=== Exercise ===
The lines to extract run from the first line of the entries through the line that contains "const trendB = trendBX.map((x, i)"; reproduce exactly those lines and no others.

=== Excerpted data ===

** Start **

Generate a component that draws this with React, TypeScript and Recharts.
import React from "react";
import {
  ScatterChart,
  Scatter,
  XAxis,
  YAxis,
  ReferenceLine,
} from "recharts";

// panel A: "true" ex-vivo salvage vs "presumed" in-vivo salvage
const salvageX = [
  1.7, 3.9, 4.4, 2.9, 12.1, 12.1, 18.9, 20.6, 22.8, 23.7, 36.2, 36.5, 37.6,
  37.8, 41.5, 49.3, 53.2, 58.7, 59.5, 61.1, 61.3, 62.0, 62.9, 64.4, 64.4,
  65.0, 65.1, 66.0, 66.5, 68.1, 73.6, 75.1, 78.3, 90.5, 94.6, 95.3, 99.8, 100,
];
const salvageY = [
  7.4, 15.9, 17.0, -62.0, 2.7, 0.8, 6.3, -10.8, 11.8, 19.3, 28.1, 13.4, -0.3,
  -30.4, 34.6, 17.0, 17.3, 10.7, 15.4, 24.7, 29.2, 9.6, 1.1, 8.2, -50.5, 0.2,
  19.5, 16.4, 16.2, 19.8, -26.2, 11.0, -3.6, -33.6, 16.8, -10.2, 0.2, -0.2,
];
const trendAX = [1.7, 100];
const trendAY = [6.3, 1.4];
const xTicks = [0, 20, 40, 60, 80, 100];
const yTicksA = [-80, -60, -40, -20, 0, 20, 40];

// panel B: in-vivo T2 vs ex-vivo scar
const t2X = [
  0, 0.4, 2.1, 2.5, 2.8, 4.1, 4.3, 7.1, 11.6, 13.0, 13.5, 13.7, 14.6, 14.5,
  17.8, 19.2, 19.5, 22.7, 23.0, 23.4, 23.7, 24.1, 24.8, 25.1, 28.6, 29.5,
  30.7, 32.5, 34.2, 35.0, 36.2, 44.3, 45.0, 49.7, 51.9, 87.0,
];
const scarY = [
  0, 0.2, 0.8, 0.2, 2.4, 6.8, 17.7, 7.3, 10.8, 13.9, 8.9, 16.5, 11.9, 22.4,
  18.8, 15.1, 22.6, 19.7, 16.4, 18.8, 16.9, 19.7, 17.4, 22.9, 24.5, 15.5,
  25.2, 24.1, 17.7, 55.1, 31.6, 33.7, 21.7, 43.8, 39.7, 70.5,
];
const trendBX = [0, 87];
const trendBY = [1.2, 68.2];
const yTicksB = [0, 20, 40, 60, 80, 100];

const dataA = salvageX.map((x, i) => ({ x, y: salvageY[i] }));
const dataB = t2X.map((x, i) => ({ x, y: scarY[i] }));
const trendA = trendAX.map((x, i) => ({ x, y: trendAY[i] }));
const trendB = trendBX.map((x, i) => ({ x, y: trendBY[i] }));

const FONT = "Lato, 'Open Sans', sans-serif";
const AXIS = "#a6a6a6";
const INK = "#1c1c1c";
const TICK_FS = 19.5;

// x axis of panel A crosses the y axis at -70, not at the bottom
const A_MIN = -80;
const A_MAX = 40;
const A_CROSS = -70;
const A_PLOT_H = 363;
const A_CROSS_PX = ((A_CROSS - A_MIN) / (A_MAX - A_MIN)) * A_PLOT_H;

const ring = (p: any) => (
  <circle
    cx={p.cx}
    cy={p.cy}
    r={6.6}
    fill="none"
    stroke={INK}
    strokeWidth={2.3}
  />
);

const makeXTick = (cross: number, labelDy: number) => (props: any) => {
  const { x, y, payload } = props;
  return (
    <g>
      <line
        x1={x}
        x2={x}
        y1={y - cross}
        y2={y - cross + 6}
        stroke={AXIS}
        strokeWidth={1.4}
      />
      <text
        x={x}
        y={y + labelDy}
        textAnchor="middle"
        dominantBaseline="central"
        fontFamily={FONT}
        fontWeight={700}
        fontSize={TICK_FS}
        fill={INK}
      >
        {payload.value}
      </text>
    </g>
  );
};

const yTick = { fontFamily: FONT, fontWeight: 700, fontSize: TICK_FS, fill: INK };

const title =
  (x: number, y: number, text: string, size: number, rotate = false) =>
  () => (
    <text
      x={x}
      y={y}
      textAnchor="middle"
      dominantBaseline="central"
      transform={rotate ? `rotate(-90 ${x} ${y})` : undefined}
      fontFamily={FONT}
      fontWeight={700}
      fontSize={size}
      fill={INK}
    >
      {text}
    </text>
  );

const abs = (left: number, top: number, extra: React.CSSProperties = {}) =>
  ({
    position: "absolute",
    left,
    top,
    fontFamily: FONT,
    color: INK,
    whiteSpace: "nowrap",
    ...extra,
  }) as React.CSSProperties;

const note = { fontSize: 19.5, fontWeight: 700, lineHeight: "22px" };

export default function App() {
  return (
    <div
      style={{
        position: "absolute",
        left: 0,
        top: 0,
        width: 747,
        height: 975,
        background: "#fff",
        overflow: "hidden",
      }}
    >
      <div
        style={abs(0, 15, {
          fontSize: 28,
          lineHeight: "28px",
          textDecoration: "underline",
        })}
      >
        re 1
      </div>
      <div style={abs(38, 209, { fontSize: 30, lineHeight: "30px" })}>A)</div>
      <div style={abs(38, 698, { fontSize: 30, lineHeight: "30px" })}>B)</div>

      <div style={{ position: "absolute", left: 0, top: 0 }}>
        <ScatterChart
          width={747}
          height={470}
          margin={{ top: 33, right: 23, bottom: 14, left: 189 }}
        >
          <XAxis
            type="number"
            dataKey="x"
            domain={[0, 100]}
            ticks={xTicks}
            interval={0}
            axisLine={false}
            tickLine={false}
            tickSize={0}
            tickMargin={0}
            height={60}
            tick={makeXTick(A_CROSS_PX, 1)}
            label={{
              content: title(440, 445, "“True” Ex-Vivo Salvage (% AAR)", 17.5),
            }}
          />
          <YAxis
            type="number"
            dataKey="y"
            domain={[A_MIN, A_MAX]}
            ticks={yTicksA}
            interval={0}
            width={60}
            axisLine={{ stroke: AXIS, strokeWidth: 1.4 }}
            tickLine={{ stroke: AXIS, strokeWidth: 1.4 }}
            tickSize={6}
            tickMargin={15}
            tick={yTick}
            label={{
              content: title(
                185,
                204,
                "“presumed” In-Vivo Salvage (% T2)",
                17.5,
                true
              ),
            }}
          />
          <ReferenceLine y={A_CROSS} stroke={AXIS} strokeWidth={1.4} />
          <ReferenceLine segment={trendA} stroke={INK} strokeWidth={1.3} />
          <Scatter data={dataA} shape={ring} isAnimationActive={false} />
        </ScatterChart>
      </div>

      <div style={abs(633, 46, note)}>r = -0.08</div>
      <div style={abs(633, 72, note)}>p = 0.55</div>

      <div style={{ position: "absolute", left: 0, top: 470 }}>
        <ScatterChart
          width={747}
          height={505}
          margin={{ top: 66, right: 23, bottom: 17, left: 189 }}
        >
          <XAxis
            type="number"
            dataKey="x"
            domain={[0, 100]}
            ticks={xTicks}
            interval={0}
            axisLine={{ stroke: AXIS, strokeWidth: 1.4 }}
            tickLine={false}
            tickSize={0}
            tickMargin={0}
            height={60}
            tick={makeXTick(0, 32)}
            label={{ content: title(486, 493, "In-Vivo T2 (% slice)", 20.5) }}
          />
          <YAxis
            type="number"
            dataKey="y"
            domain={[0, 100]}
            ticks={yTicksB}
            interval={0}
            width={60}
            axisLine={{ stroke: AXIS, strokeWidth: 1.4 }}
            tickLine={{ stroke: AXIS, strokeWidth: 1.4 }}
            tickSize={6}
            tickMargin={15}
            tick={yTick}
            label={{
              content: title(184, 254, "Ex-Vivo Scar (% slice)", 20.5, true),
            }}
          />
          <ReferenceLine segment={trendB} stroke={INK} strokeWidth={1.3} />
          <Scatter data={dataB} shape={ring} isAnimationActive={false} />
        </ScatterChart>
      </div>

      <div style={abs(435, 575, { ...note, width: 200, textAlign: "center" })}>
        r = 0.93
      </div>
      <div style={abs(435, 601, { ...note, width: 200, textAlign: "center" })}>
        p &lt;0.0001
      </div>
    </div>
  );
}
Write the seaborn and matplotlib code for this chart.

** End **

=== Finished exercise ===
Generate a component that draws this with React, TypeScript and Recharts.
import React from "react";
import {
  ScatterChart,
  Scatter,
  XAxis,
  YAxis,
  ReferenceLine,
} from "recharts";

// panel A: "true" ex-vivo salvage vs "presumed" in-vivo salvage
const salvageX = [
  1.7, 3.9, 4.4, 2.9, 12.1, 12.1, 18.9, 20.6, 22.8, 23.7, 36.2, 36.5, 37.6,
  37.8, 41.5, 49.3, 53.2, 58.7, 59.5, 61.1, 61.3, 62.0, 62.9, 64.4, 64.4,
  65.0, 65.1, 66.0, 66.5, 68.1, 73.6, 75.1, 78.3, 90.5, 94.6, 95.3, 99.8, 100,
];
const salvageY = [
  7.4, 15.9, 17.0, -62.0, 2.7, 0.8, 6.3, -10.8, 11.8, 19.3, 28.1, 13.4, -0.3,
  -30.4, 34.6, 17.0, 17.3, 10.7, 15.4, 24.7, 29.2, 9.6, 1.1, 8.2, -50.5, 0.2,
  19.5, 16.4, 16.2, 19.8, -26.2, 11.0, -3.6, -33.6, 16.8, -10.2, 0.2, -0.2,
];
const trendAX = [1.7, 100];
const trendAY = [6.3, 1.4];
const xTicks = [0, 20, 40, 60, 80, 100];
const yTicksA = [-80, -60, -40, -20, 0, 20, 40];

// panel B: in-vivo T2 vs ex-vivo scar
const t2X = [
  0, 0.4, 2.1, 2.5, 2.8, 4.1, 4.3, 7.1, 11.6, 13.0, 13.5, 13.7, 14.6, 14.5,
  17.8, 19.2, 19.5, 22.7, 23.0, 23.4, 23.7, 24.1, 24.8, 25.1, 28.6, 29.5,
  30.7, 32.5, 34.2, 35.0, 36.2, 44.3, 45.0, 49.7, 51.9, 87.0,
];
const scarY = [
  0, 0.2, 0.8, 0.2, 2.4, 6.8, 17.7, 7.3, 10.8, 13.9, 8.9, 16.5, 11.9, 22.4,
  18.8, 15.1, 22.6, 19.7, 16.4, 18.8, 16.9, 19.7, 17.4, 22.9, 24.5, 15.5,
  25.2, 24.1, 17.7, 55.1, 31.6, 33.7, 21.7, 43.8, 39.7, 70.5,
];
const trendBX = [0, 87];
const trendBY = [1.2, 68.2];
const yTicksB = [0, 20, 40, 60, 80, 100];

const dataA = salvageX.map((x, i) => ({ x, y: salvageY[i] }));
const dataB = t2X.map((x, i) => ({ x, y: scarY[i] }));
const trendA = trendAX.map((x, i) => ({ x, y: trendAY[i] }));
const trendB = trendBX.map((x, i) => ({ x, y: trendBY[i] }));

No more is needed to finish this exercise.